Today: Apr 19, 2024

Celebrating native lineage

Danielle Campbell Copy Editor

The story given to me about my family was my great-grandfather moved to Connecticut for a better life than the one he had on a Native American reservation. Which one? I am not sure. I know my grandfather’s lineage is Black, White and Native American. I was told his father wanted better for his children than the life of depression you can so readily find on the reservations in America. People we have forgotten and stolen everything from. My ancestors, somewhere down the line.   

I have always connected with the original people of this land and wanted to put their faces forward, but in general, I am all for culture to be celebrated, period. I am torn when cultures are clashing for recognition on certain days when we all deserve to be celebrated. There is no competition in my eyes when we all are supposed to be recognized. America is a melting pot.  

Personally, as a history minor, I have a love of culture which goes deeper than just those I know. I am an African-American woman with roots in multiple countries. I am a lover of people and want us all to celebrate and understand each other. With that said, I think the difficult history behind Columbus Day and the recent recognition by President Joe Biden is important to unpack.   

According to Native Land Digital, New Haven is Quinnipiac, Paugussett, and Wappinger land. It is deeply important to me to have people know those who have been forgotten and erased. We have so much we owe to Native Americans.   

President Biden’s recognition of Columbus Day as Indigenous People’s Day is necessary but hurtful. In the days where we are silencing these people on their lands, can we say we are celebrating them by simply giving them a day of recognition?  

America owes Native Americans recognition but not just in name. The president supports pipelines which toxify their waters.
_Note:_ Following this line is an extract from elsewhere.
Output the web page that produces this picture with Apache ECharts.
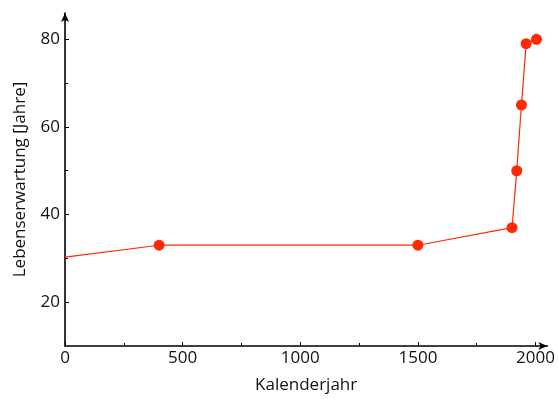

All they ask is for respect for their people and their land, but we think a name, a day, a month is enough to rectify what this country did to them. It is not.  
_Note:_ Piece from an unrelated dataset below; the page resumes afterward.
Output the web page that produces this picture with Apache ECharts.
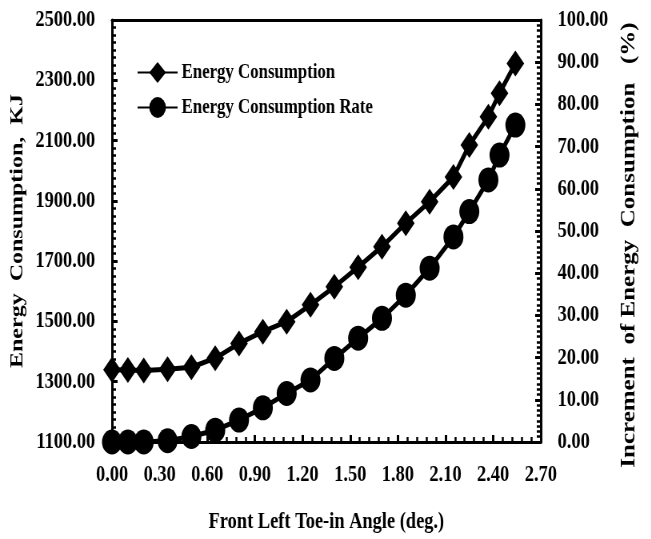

My great-grandfather was said to have been a strawberry blonde, blue-eyed black man who left his family further north, on a reservation, to save his children from the ills of alcoholism. He did not escape it though. Three of his four children had issues with alcohol, including my grandfather.  

Can you imagine a pain so deep it follows you? I cannot fathom what injustices lie in my DNA. I cannot fathom all that has been forgotten. I found out, while at the university, I am related to descendants of King Phillip. That cousin came to campus and told the true details of Thanksgiving. The murder. Those stories never left my mind.   
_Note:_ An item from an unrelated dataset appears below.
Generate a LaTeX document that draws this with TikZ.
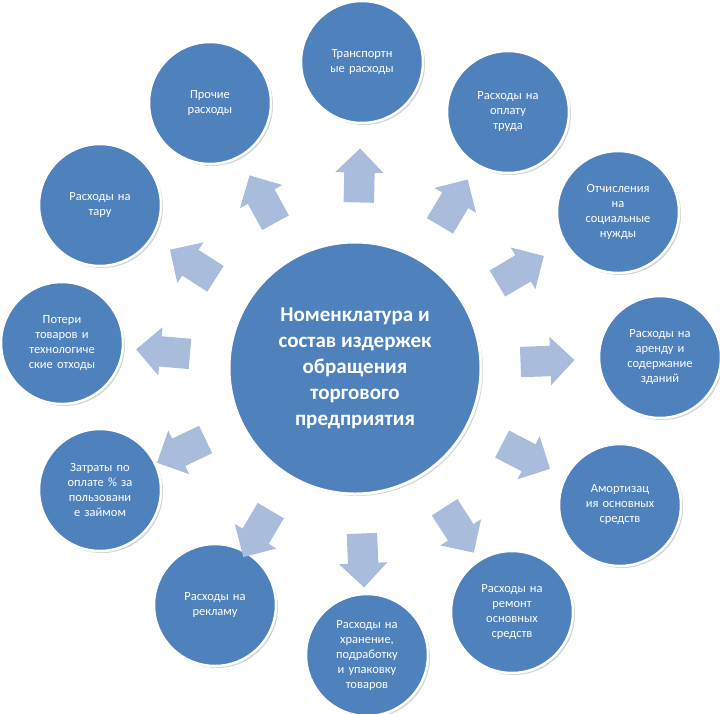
\documentclass[tikz,border=0pt]{standalone}
\usepackage{fontspec}
\setmainfont{Carlito}
\usetikzlibrary{shapes.arrows,shadows,calc}
\definecolor{cfill}{HTML}{4F81BD}
\definecolor{afill}{HTML}{A9BCDC}
\tikzset{
 outer/.style={circle,fill=cfill,draw=white,line width=2.5pt,minimum size=122pt,inner sep=0pt,text=white,font=\fontsize{12.5}{15}\selectfont,align=center,text width=92pt,drop shadow={opacity=0.35,shadow xshift=2pt,shadow yshift=-2pt}},
 center/.style={circle,fill=cfill,draw=white,line width=3pt,minimum size=252pt,text=white,font=\fontsize{21}{26}\selectfont\bfseries,align=center,drop shadow={opacity=0.35,shadow xshift=2pt,shadow yshift=-2pt}},
 arr/.style={single arrow,fill=afill,draw=none,minimum height=54pt,single arrow head extend=9pt,inner xsep=0pt,inner ysep=15pt}
}
\begin{document}
\begin{tikzpicture}[x=1pt,y=-1pt]
\useasboundingbox (0,0) rectangle (720,713);
\node[center] (c) at (355,368) {Номенклатура и\\состав издержек\\обращения\\торгового\\предприятия};
\foreach \k/\x/\y/\t in {
 1/362/62/{Транспортн\\ые расходы},
 2/508/112/{Расходы на\\оплату\\труда},
 3/618/212/{Отчисления\\на\\социальные\\нужды},
 4/660/357/{Расходы на\\аренду и\\содержание\\зданий},
 5/620/505/{Амортизац\\ия основных\\средств},
 6/512/612/{Расходы на\\ремонт\\основных\\средств},
 7/367/655/{Расходы на\\хранение,\\подработку\\и упаковку\\товаров},
 8/215/605/{Расходы на\\рекламу},
 9/100/490/{Затраты по\\оплате \% за\\пользовани\\е займом},
 10/62/343/{Потери\\товаров и\\технологиче\\ские отходы},
 11/100/205/{Расходы на\\тару},
 12/210/103/{Прочие\\расходы}}
{
 \node[outer] (o\k) at (\x,\y) {\t};
 \path let \p1=($(o\k)-(c)$), \n1={atan2(\y1,\x1)} in
   node[arr,rotate=\n1] (a\k) at ($(c)!185pt!(o\k)$) {};
}
\end{tikzpicture}
\end{document}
This is all I think of when I think of this recent recognition. It is a great show, but we owe them more than just a day reclaimed. We owe them respect in the present day. We owe them amplification of voices when they ask for their waters to be protected. We owe them safety for their women and girls who go missing in vast numbers with zero media coverage. We owe them respect when they tell us to stay off their current designated land. America has taken enough.   

Native Americans exist, today. They did not die out. They must not be made people of the past. I have tried for my entire college career to take a Native American history class. It was again cancelled this semester for low enrollment. Again, I was cheated out of learning about my ancestors in a college setting. Again, I felt like we were forgetting them.  

As a New England school, we should be required to learn about Native American history as well as Black and Hispanic. After all, we are on Native land. We even kept the words. According to Britannica, Connecticut takes its name from an Algonquian word meaning “land on the long tidal river.” According to Meriam-Webster, Quinnipiac is an extinct Algonquian people of central Connecticut.   

Everything we do as New England residents sits on the shoulders of people we do not remember or fail to recognize. We ignore that they are the first step in this country of immigrants. They are our first teachers. We fail them each day we use their words and do not recognize who they are or celebrate their murder. We must do better than this.